What payroll records am I legally required to keep and for how long?

Most jurisdictions require retention of payroll records for 3-7 years, including timesheets, wage calculations, tax deductions, and payment records. Keep employee contracts, tax forms, and any correspondence related to payroll queries. Store records securely with appropriate data protection measures, and maintain both digital and physical backup systems where required by local regulations.

How can I prepare for payroll during peak periods like year-end or when employees take extended leave?

Create a detailed payroll calendar marking all critical dates, deadlines, and potential complications. Prepare year-end documentation early, including P60s, tax summaries, and statutory reports. For extended leave, establish clear procedures for handling holiday pay calculations, statutory sick pay, and any benefit adjustments. Consider processing some elements in advance where legally permissible to reduce last-minute pressure.

What's the most efficient way to transition from manual payroll processing to an automated system?

Start by running parallel systems for 2-3 pay periods to verify accuracy and build confidence. Begin the transition during a quiet period, not during year-end or major business changes. Ensure all employee data is clean and accurate before migration, and provide comprehensive training for your payroll team. Plan for additional time in the first few cycles as you adjust to new processes and resolve any initial issues.
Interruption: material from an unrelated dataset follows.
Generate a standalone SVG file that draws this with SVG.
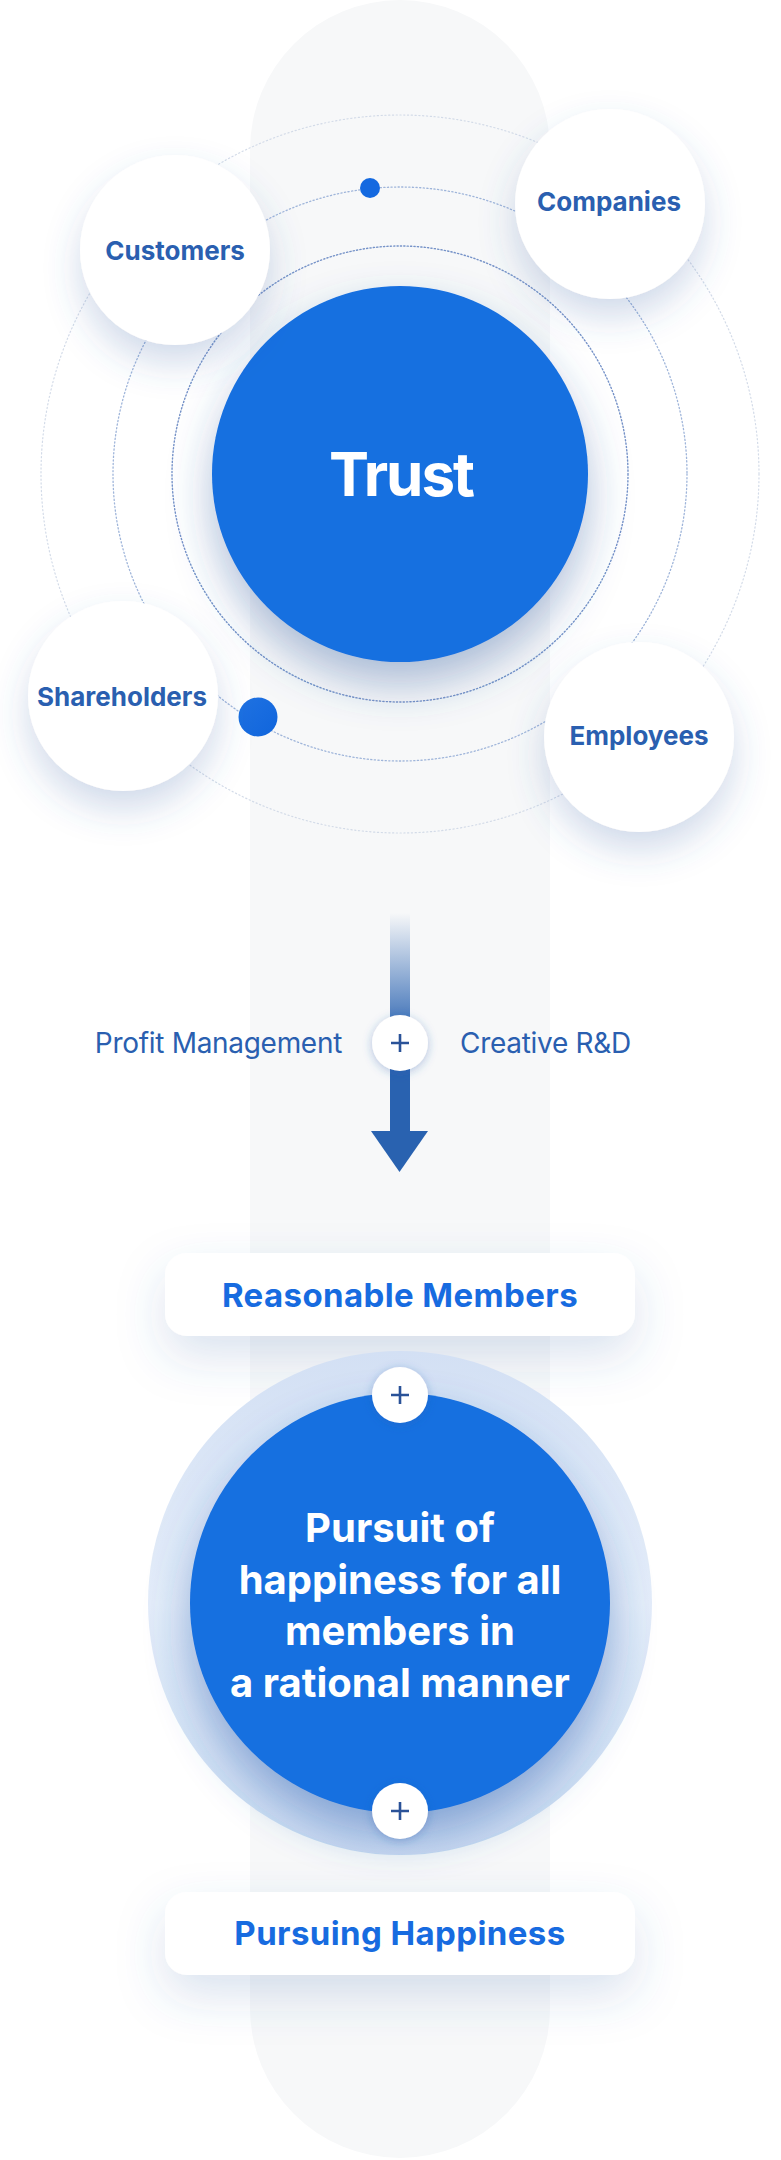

How do I handle payroll when acquiring a new company or integrating employees from a merger?

Conduct thorough due diligence on the existing payroll setup, including outstanding liabilities, compliance issues, and system compatibility. Determine whether to integrate employees into your existing payroll immediately or maintain separate systems temporarily. Ensure continuity of benefits, honour existing employment terms, and communicate changes clearly to affected employees. Consider engaging payroll specialists to manage the transition smoothly.

What are the warning signs that my current payroll process needs immediate attention?

Key red flags include frequent calculation errors, missed payment deadlines, employee complaints about pay accuracy, difficulty producing compliance reports, or spending excessive time on manual corrections. If you're struggling to keep up with regulatory changes, experiencing cash flow issues due to poor payroll planning, or your team is overwhelmed during each pay run, it's time to review and potentially overhaul your payroll processes.